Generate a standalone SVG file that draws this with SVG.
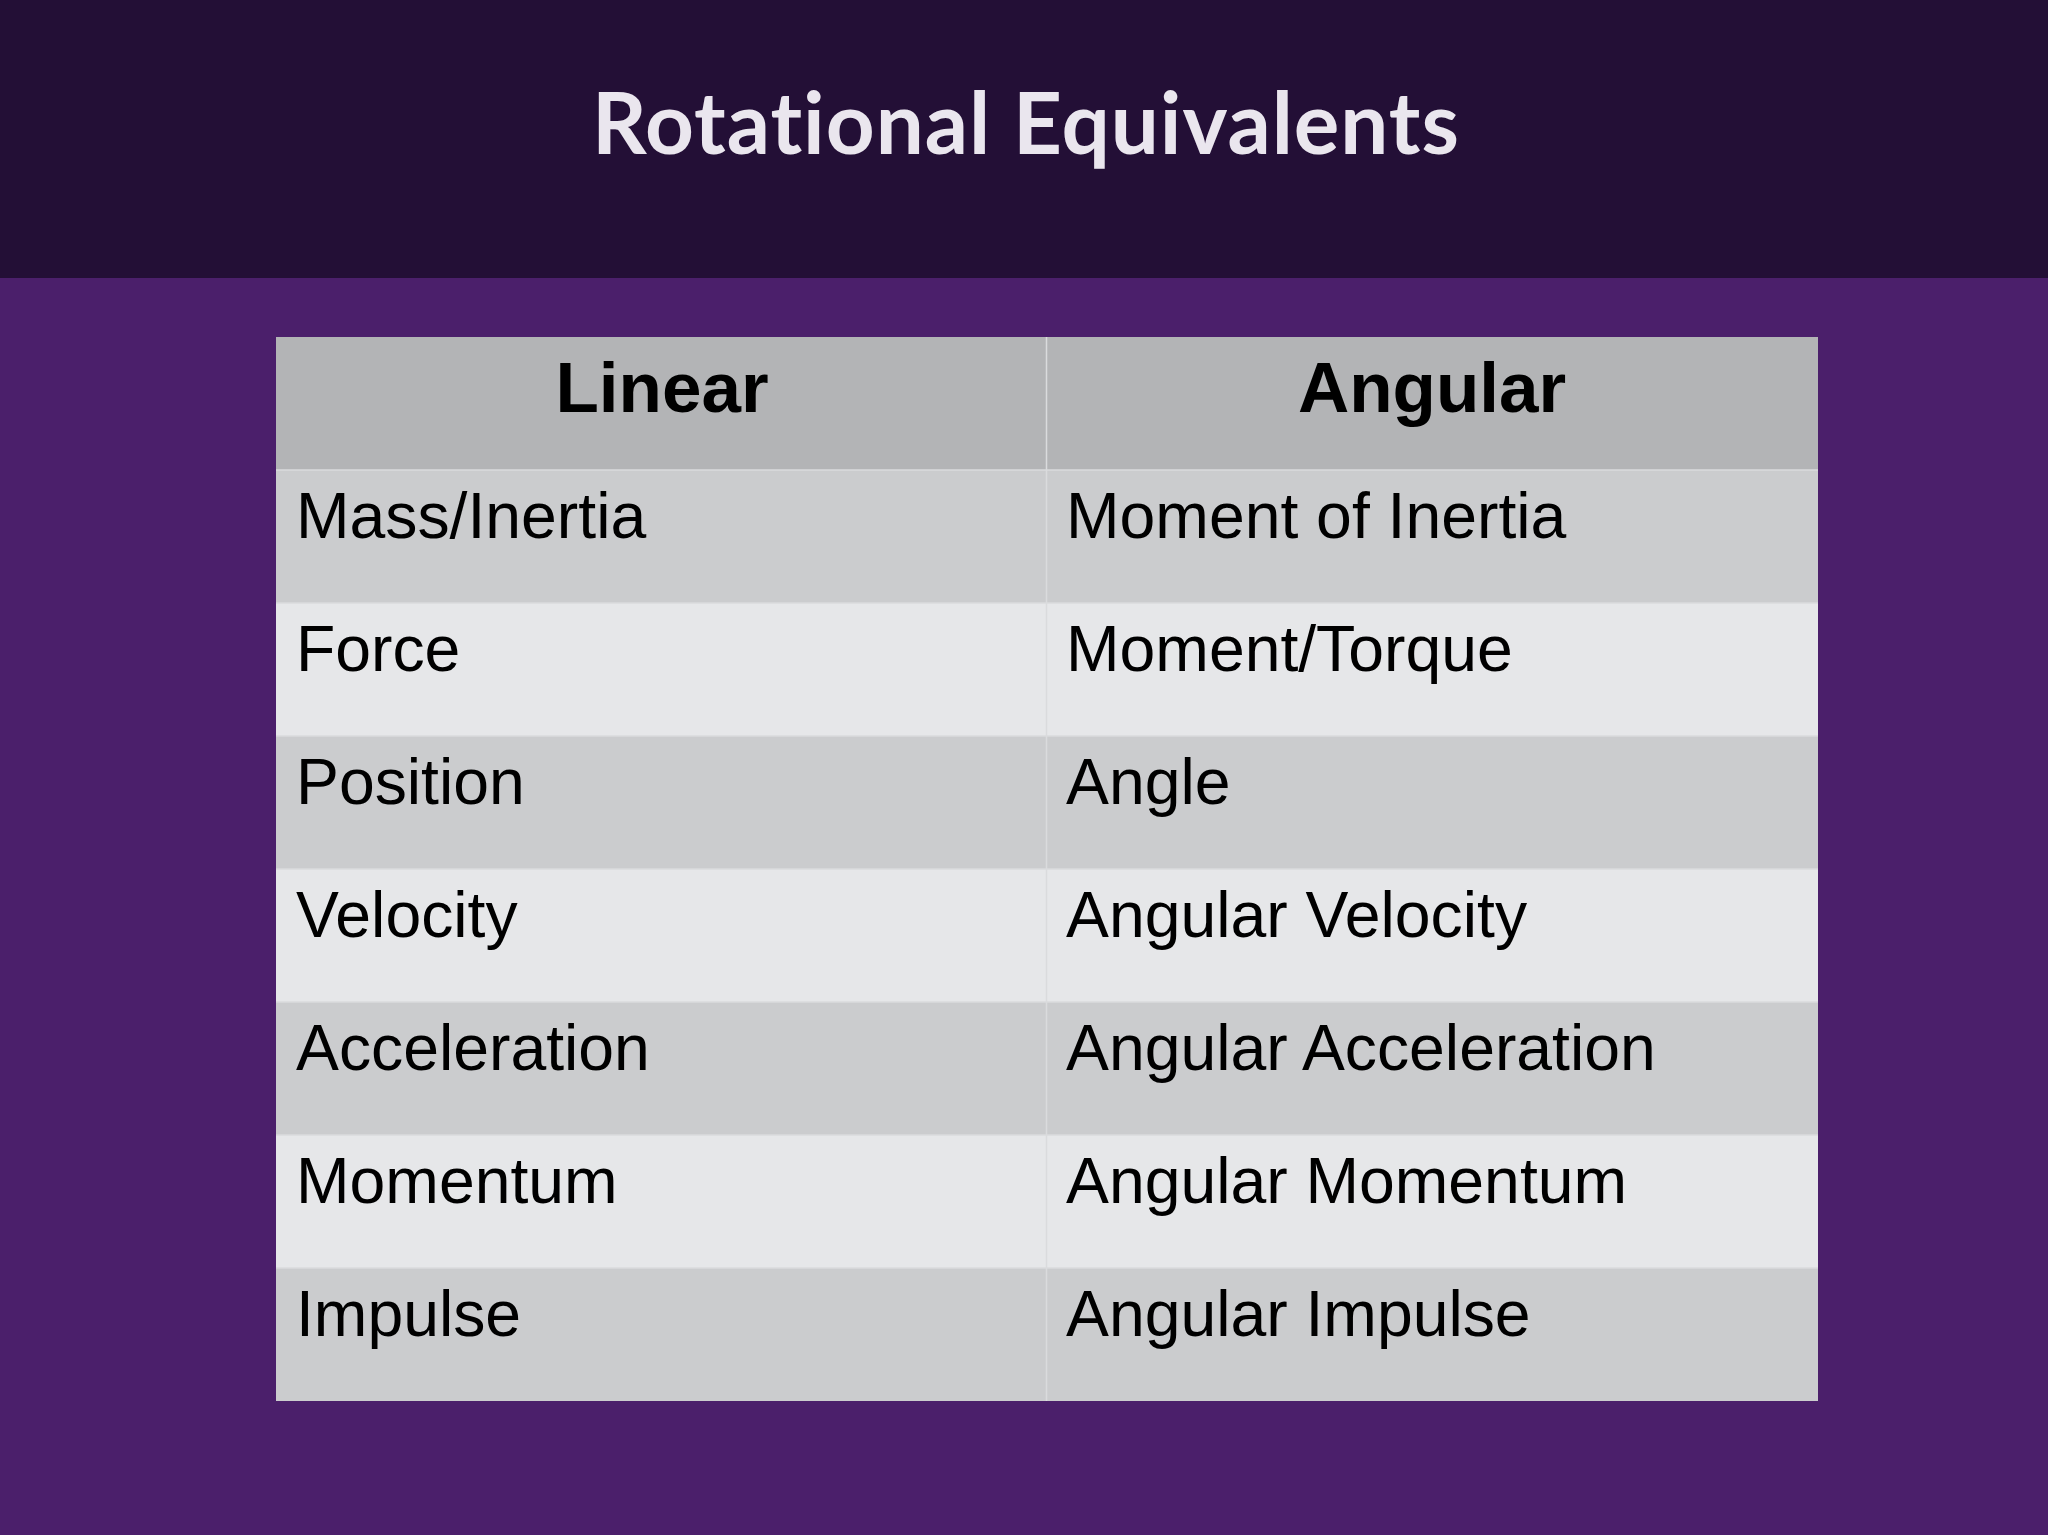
<svg xmlns="http://www.w3.org/2000/svg" width="2048" height="1535" viewBox="0 0 2048 1535">
<style>
.cell{font-family:"Liberation Sans",Arial,sans-serif;font-size:64.3px;fill:#000}
.head{font-family:"Liberation Sans",Arial,sans-serif;font-size:71px;font-weight:bold;fill:#000}
.dark{fill:#CBCCCE}
.light{fill:#E6E7E9}
.title{font-family:Lato,"DejaVu Sans",sans-serif;font-weight:bold;font-size:86px;fill:#EAE6EE;letter-spacing:1px;font-variant-ligatures:none;font-feature-settings:"liga" 0,"clig" 0,"dlig" 0,"calt" 0}
</style>
<rect x="0" y="0" width="2048" height="1535" fill="#4B1F6B"/>
<rect x="0" y="0" width="2048" height="278" fill="#230F36"/>
<g id="title">
<text class="title" x="1026" y="154" text-anchor="middle" textLength="868" lengthAdjust="spacingAndGlyphs">Rotational Equivalents</text>
</g>
<g id="table">
<rect x="276" y="337" width="1542" height="133" fill="#B3B4B6"/>
<rect x="276" y="470" width="1542" height="133" class="dark"/>
<rect x="276" y="603" width="1542" height="133" class="light"/>
<rect x="276" y="736" width="1542" height="133" class="dark"/>
<rect x="276" y="869" width="1542" height="133" class="light"/>
<rect x="276" y="1002" width="1542" height="133" class="dark"/>
<rect x="276" y="1135" width="1542" height="133" class="light"/>
<rect x="276" y="1268" width="1542" height="133" class="dark"/>
<g stroke="#DADBDD" stroke-width="1.5">
<line x1="1046.5" y1="337" x2="1046.5" y2="1401"/>
<line x1="276" y1="470" x2="1818" y2="470"/>
<line x1="276" y1="603" x2="1818" y2="603"/>
<line x1="276" y1="736" x2="1818" y2="736"/>
<line x1="276" y1="869" x2="1818" y2="869"/>
<line x1="276" y1="1002" x2="1818" y2="1002"/>
<line x1="276" y1="1135" x2="1818" y2="1135"/>
<line x1="276" y1="1268" x2="1818" y2="1268"/>
</g>
</g>
<g id="header">
<text class="head" x="662" y="412" text-anchor="middle">Linear</text>
<text class="head" x="1432" y="412" text-anchor="middle">Angular</text>
</g>
<g id="rows">
<text class="cell" x="296" y="538">Mass/Inertia</text>
<text class="cell" x="1066" y="538">Moment of Inertia</text>
<text class="cell" x="296" y="671">Force</text>
<text class="cell" x="1066" y="671">Moment/Torque</text>
<text class="cell" x="296" y="804">Position</text>
<text class="cell" x="1066" y="804">Angle</text>
<text class="cell" x="296" y="937">Velocity</text>
<text class="cell" x="1066" y="937">Angular Velocity</text>
<text class="cell" x="296" y="1070">Acceleration</text>
<text class="cell" x="1066" y="1070">Angular Acceleration</text>
<text class="cell" x="296" y="1203">Momentum</text>
<text class="cell" x="1066" y="1203">Angular Momentum</text>
<text class="cell" x="296" y="1336">Impulse</text>
<text class="cell" x="1066" y="1336">Angular Impulse</text>
</g>
</svg>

━━━━━━━━━━

Exercise aim: Copy out the data above exactly, except the pictures.

Exercise answer:
Generate a standalone SVG file that draws this with SVG.
<svg xmlns="http://www.w3.org/2000/svg" width="2048" height="1535" viewBox="0 0 2048 1535">
<style>
.cell{font-family:"Liberation Sans",Arial,sans-serif;font-size:64.3px;fill:#000}
.head{font-family:"Liberation Sans",Arial,sans-serif;font-size:71px;font-weight:bold;fill:#000}
.dark{fill:#CBCCCE}
.light{fill:#E6E7E9}
.title{font-family:Lato,"DejaVu Sans",sans-serif;font-weight:bold;font-size:86px;fill:#EAE6EE;letter-spacing:1px;font-variant-ligatures:none;font-feature-settings:"liga" 0,"clig" 0,"dlig" 0,"calt" 0}
</style>
<rect x="0" y="0" width="2048" height="1535" fill="#4B1F6B"/>
<rect x="0" y="0" width="2048" height="278" fill="#230F36"/>
<g id="title">
<text class="title" x="1026" y="154" text-anchor="middle" textLength="868" lengthAdjust="spacingAndGlyphs">Rotational Equivalents</text>
</g>
<g id="table">
<rect x="276" y="337" width="1542" height="133" fill="#B3B4B6"/>
<rect x="276" y="470" width="1542" height="133" class="dark"/>
<rect x="276" y="603" width="1542" height="133" class="light"/>
<rect x="276" y="736" width="1542" height="133" class="dark"/>
<rect x="276" y="869" width="1542" height="133" class="light"/>
<rect x="276" y="1002" width="1542" height="133" class="dark"/>
<rect x="276" y="1135" width="1542" height="133" class="light"/>
<rect x="276" y="1268" width="1542" height="133" class="dark"/>
<g stroke="#DADBDD" stroke-width="1.5">
<line x1="1046.5" y1="337" x2="1046.5" y2="1401"/>
<line x1="276" y1="470" x2="1818" y2="470"/>
<line x1="276" y1="603" x2="1818" y2="603"/>
<line x1="276" y1="736" x2="1818" y2="736"/>
<line x1="276" y1="869" x2="1818" y2="869"/>
<line x1="276" y1="1002" x2="1818" y2="1002"/>
<line x1="276" y1="1135" x2="1818" y2="1135"/>
<line x1="276" y1="1268" x2="1818" y2="1268"/>
</g>
</g>
<g id="header">
<text class="head" x="662" y="412" text-anchor="middle">Linear</text>
<text class="head" x="1432" y="412" text-anchor="middle">Angular</text>
</g>
<g id="rows">
<text class="cell" x="296" y="538">Mass/Inertia</text>
<text class="cell" x="1066" y="538">Moment of Inertia</text>
<text class="cell" x="296" y="671">Force</text>
<text class="cell" x="1066" y="671">Moment/Torque</text>
<text class="cell" x="296" y="804">Position</text>
<text class="cell" x="1066" y="804">Angle</text>
<text class="cell" x="296" y="937">Velocity</text>
<text class="cell" x="1066" y="937">Angular Velocity</text>
<text class="cell" x="296" y="1070">Acceleration</text>
<text class="cell" x="1066" y="1070">Angular Acceleration</text>
<text class="cell" x="296" y="1203">Momentum</text>
<text class="cell" x="1066" y="1203">Angular Momentum</text>
<text class="cell" x="296" y="1336">Impulse</text>
<text class="cell" x="1066" y="1336">Angular Impulse</text>
</g>
</svg>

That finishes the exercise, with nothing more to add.